“The Death of Nurturing”

By Chad May

In the time when Mother Earth was being neglected by her children,
and yet the Earth has yet to kill her own… the time when
nurturing became analyzed like so many natural resource
commodities traded among Man. Nurturing became equated with a
weak inability to stand on ones’ own two feet. More analyzed than
appreciated; more rare than any precious metal. So widely
desired, yet unattainable, despite its potential presence.
Profoundly human, profoundly animal, but divinity in essence.
Nurturing. It can’t be metered, can’t be weighed, nor assessed.
Only felt, and in no sense of quantity, valued only in its
fulfilment.

Nurturing. You might not ever get it. You might die trying to
have it. You might give all of it you ever wish to have had given to
you. Without doubt, though, it is worth dieing for, as life
without it is not truly living. Fuck modern psychology. To hell
with therapy. Did an African bush woman ever become concerned
about giving too much, in the time before Coke came to her
village? Capitalism is all about profiting, ownership, and
ecology of resources, tit-for-tat-plus-10%interest – all of which is the antithesis of
nurturing. Nurturing is about giving, and yet more giving.
Giving with out thought to why, how much, or how long, or how much
more is left. I would rather die due to complications of nurturing, than to stick
around and die of the results of capitalism.

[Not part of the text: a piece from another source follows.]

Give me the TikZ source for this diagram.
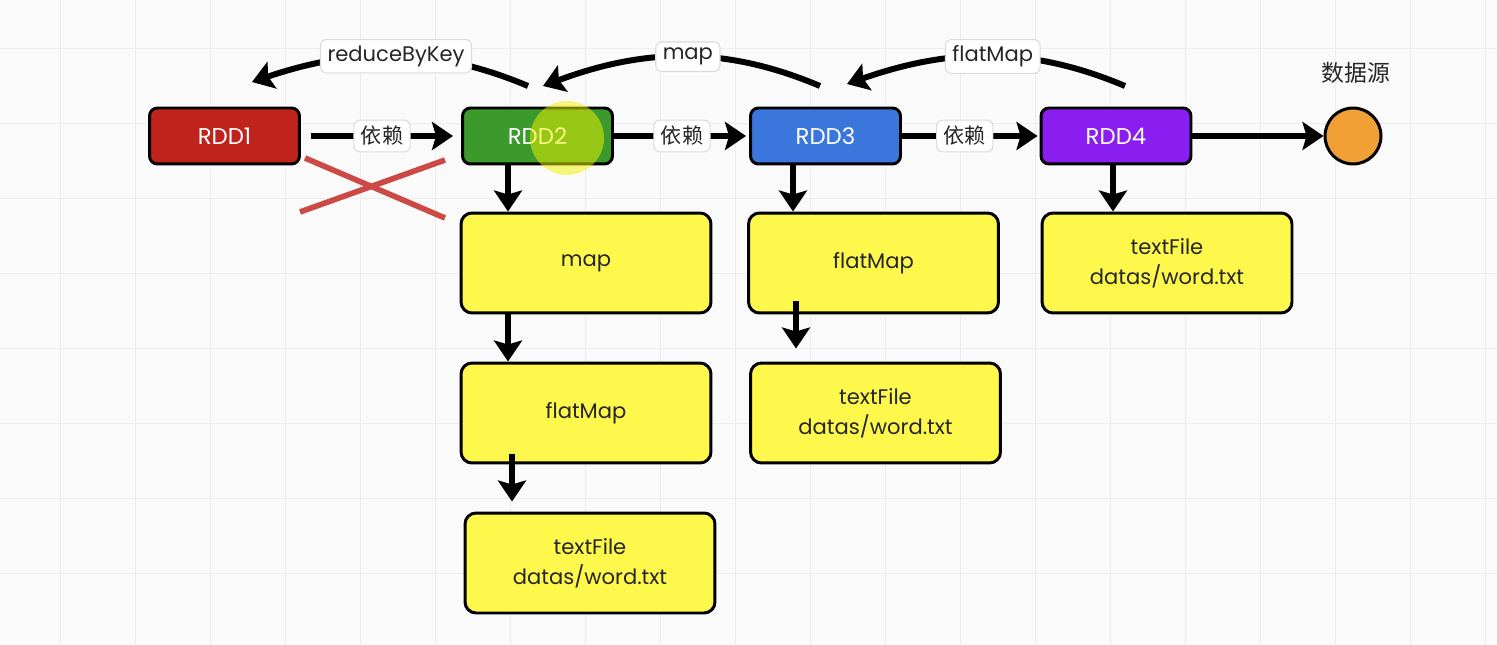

Nurturing is unconditional love in action, with just a hint of the
sparkle of Creations Eye. It takes two for one to feel it. When
it flows from you, it feels just as good as the one to whom it
flows.

Perhaps as the Earth slowly dies, so too will the spirit of
nurturing in her star-seeds; the only animals capable of leaving
the planet on Her behalf.

A tadpole turned into a frog one day, and nearly drowned trying to
reach dry land… only to learn that his destiny was to live in
the water, from which he had just escaped. Similarly, a
dysfunctional human learned how not to kill himself, in an attempt
to feel loved, only to learn that he could not do more than simply
exist without flirting with the self-destruction he had just
barely escaped. Spoken like a true Fuser.

To the therapist who wanted me to see my lack of boundaries, I
bet she is successfully wrapped-up with someone as I type this,
but wishing he would reach out and break her boundaries.

——————
It is more a statement of
our times. And, yes, it will be
hard to remain nurturing in the face of the smart love-ecology of our modern
times.

———————————————

I originally wrote this in 2003, as a result of my frustration to express myself to Jakota. It wasn’t written about her, but we had a conversation on “smart love”.